STATED PROBLEM: From the first line of the data below, copy each line up to the one containing "(tActions) at (889,31)", and include that line too.

DATA PROVIDED:
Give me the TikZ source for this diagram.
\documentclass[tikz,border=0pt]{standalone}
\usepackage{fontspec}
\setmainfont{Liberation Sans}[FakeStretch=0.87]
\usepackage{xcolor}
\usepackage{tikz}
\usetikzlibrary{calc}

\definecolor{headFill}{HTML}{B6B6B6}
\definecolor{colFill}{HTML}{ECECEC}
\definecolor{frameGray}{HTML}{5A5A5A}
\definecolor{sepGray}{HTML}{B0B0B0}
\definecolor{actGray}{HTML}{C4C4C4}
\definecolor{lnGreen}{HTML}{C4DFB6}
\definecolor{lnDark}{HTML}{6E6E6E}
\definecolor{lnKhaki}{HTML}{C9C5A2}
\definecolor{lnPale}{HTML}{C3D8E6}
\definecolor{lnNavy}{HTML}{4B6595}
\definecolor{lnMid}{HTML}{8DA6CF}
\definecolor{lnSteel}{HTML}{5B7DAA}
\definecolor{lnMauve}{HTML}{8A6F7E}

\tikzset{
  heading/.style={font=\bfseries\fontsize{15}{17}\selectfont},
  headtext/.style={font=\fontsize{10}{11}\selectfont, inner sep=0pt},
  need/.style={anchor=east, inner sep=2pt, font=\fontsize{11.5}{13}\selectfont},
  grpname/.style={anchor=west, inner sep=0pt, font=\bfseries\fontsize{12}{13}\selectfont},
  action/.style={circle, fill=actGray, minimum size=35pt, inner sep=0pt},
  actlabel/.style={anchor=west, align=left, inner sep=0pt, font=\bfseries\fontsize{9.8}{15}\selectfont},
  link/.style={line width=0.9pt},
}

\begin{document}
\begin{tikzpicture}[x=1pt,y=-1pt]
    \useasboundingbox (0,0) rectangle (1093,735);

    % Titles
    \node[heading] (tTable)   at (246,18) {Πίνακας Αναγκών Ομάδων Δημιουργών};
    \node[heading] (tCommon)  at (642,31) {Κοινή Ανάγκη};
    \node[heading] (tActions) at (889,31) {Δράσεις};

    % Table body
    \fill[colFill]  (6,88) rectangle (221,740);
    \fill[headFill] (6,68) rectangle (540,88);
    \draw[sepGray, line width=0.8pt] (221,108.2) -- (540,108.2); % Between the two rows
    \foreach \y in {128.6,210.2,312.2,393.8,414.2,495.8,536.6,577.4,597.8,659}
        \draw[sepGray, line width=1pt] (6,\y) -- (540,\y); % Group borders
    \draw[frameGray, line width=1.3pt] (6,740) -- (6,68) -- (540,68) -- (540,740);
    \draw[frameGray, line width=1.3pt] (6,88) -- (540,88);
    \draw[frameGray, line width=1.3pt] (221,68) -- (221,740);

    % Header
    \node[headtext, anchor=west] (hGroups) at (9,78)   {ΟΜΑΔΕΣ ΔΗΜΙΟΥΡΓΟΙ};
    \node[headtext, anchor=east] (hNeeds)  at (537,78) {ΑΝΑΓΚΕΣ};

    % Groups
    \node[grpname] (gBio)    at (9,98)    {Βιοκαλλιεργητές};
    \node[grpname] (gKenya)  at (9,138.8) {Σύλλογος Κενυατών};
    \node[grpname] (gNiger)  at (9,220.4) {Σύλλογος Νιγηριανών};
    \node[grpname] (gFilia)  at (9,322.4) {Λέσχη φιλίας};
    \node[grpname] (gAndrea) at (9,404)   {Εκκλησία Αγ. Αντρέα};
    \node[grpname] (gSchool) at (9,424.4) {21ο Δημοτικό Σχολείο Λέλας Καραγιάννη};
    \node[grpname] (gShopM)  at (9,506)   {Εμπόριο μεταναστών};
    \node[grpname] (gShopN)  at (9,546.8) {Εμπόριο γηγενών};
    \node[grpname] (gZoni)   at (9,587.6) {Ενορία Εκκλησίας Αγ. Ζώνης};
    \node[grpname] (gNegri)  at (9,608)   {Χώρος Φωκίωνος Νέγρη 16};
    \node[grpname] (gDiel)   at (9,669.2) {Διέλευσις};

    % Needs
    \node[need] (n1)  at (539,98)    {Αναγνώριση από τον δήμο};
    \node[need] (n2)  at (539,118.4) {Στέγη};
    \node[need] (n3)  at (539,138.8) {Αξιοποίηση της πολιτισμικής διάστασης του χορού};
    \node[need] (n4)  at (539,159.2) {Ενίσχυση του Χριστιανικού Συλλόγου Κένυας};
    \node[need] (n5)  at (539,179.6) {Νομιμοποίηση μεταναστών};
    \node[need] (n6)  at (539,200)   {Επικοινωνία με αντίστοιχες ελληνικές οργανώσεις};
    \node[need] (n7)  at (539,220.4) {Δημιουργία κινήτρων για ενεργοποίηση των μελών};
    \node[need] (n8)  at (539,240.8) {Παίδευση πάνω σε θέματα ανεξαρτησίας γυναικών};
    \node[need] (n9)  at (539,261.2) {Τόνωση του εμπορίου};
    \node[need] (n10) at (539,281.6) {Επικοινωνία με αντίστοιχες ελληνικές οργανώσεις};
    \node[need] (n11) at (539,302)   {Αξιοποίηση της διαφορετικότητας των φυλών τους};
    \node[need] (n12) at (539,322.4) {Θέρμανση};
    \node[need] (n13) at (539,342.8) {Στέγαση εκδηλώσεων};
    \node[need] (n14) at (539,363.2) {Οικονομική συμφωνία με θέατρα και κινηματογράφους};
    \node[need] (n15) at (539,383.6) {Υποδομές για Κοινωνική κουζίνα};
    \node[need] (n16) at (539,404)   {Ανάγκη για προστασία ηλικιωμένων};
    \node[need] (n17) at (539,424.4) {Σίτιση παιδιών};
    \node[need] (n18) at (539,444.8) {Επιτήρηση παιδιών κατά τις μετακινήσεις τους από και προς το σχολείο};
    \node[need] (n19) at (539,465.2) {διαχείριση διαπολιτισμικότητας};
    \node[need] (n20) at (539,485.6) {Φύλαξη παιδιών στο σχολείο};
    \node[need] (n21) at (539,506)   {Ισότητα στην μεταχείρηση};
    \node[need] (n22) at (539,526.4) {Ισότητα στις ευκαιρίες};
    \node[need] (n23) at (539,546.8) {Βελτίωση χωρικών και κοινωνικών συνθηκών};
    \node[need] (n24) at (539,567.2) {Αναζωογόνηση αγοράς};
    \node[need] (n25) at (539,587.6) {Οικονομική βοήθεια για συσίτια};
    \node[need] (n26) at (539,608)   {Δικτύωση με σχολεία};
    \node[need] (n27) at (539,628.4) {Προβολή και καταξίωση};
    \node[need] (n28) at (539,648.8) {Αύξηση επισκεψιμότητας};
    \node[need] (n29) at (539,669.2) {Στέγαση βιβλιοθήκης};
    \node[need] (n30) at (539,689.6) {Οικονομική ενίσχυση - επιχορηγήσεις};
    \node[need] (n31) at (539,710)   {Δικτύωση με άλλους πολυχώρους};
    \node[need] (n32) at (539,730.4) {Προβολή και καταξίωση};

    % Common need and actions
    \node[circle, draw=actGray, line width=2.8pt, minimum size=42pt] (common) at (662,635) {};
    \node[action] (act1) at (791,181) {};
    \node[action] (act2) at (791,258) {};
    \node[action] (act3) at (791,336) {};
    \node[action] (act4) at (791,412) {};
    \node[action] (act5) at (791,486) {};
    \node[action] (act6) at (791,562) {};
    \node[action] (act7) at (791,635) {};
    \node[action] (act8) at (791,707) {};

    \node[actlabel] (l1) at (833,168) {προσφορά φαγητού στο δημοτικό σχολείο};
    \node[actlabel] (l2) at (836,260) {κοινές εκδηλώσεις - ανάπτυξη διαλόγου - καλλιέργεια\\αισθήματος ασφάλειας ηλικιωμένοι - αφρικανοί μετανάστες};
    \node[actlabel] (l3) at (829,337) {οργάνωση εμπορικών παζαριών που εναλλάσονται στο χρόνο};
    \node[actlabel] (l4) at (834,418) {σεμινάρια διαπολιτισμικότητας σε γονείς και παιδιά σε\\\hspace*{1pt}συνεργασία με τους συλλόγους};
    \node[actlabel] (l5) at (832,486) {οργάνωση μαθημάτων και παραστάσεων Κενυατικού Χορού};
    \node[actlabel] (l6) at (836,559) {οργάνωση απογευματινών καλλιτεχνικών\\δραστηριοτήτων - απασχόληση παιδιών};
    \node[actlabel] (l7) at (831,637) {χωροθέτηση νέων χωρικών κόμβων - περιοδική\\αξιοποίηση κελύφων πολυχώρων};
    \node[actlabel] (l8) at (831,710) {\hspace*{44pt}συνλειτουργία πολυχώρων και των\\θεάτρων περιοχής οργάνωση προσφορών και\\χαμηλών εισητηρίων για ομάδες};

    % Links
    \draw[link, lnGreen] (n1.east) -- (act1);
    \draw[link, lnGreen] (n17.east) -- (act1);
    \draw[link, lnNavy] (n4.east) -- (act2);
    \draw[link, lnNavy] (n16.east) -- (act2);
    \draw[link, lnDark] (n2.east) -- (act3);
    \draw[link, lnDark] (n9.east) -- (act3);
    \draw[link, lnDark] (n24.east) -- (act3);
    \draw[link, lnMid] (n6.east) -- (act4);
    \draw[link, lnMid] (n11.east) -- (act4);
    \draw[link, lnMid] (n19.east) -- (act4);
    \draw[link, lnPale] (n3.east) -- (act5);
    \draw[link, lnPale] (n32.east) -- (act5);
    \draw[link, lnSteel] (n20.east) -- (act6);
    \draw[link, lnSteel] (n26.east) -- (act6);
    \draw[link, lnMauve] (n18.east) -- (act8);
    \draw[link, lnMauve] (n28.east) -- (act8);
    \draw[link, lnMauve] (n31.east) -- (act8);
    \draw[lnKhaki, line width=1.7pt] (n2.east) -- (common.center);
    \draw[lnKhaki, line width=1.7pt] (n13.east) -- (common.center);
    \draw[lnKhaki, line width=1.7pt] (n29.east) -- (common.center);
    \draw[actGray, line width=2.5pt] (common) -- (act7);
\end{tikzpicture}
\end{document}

RESULT OF THIS EXERCISE:
Give me the TikZ source for this diagram.
\documentclass[tikz,border=0pt]{standalone}
\usepackage{fontspec}
\setmainfont{Liberation Sans}[FakeStretch=0.87]
\usepackage{xcolor}
\usepackage{tikz}
\usetikzlibrary{calc}

\definecolor{headFill}{HTML}{B6B6B6}
\definecolor{colFill}{HTML}{ECECEC}
\definecolor{frameGray}{HTML}{5A5A5A}
\definecolor{sepGray}{HTML}{B0B0B0}
\definecolor{actGray}{HTML}{C4C4C4}
\definecolor{lnGreen}{HTML}{C4DFB6}
\definecolor{lnDark}{HTML}{6E6E6E}
\definecolor{lnKhaki}{HTML}{C9C5A2}
\definecolor{lnPale}{HTML}{C3D8E6}
\definecolor{lnNavy}{HTML}{4B6595}
\definecolor{lnMid}{HTML}{8DA6CF}
\definecolor{lnSteel}{HTML}{5B7DAA}
\definecolor{lnMauve}{HTML}{8A6F7E}

\tikzset{
  heading/.style={font=\bfseries\fontsize{15}{17}\selectfont},
  headtext/.style={font=\fontsize{10}{11}\selectfont, inner sep=0pt},
  need/.style={anchor=east, inner sep=2pt, font=\fontsize{11.5}{13}\selectfont},
  grpname/.style={anchor=west, inner sep=0pt, font=\bfseries\fontsize{12}{13}\selectfont},
  action/.style={circle, fill=actGray, minimum size=35pt, inner sep=0pt},
  actlabel/.style={anchor=west, align=left, inner sep=0pt, font=\bfseries\fontsize{9.8}{15}\selectfont},
  link/.style={line width=0.9pt},
}

\begin{document}
\begin{tikzpicture}[x=1pt,y=-1pt]
    \useasboundingbox (0,0) rectangle (1093,735);

    % Titles
    \node[heading] (tTable)   at (246,18) {Πίνακας Αναγκών Ομάδων Δημιουργών};
    \node[heading] (tCommon)  at (642,31) {Κοινή Ανάγκη};
    \node[heading] (tActions) at (889,31) {Δράσεις};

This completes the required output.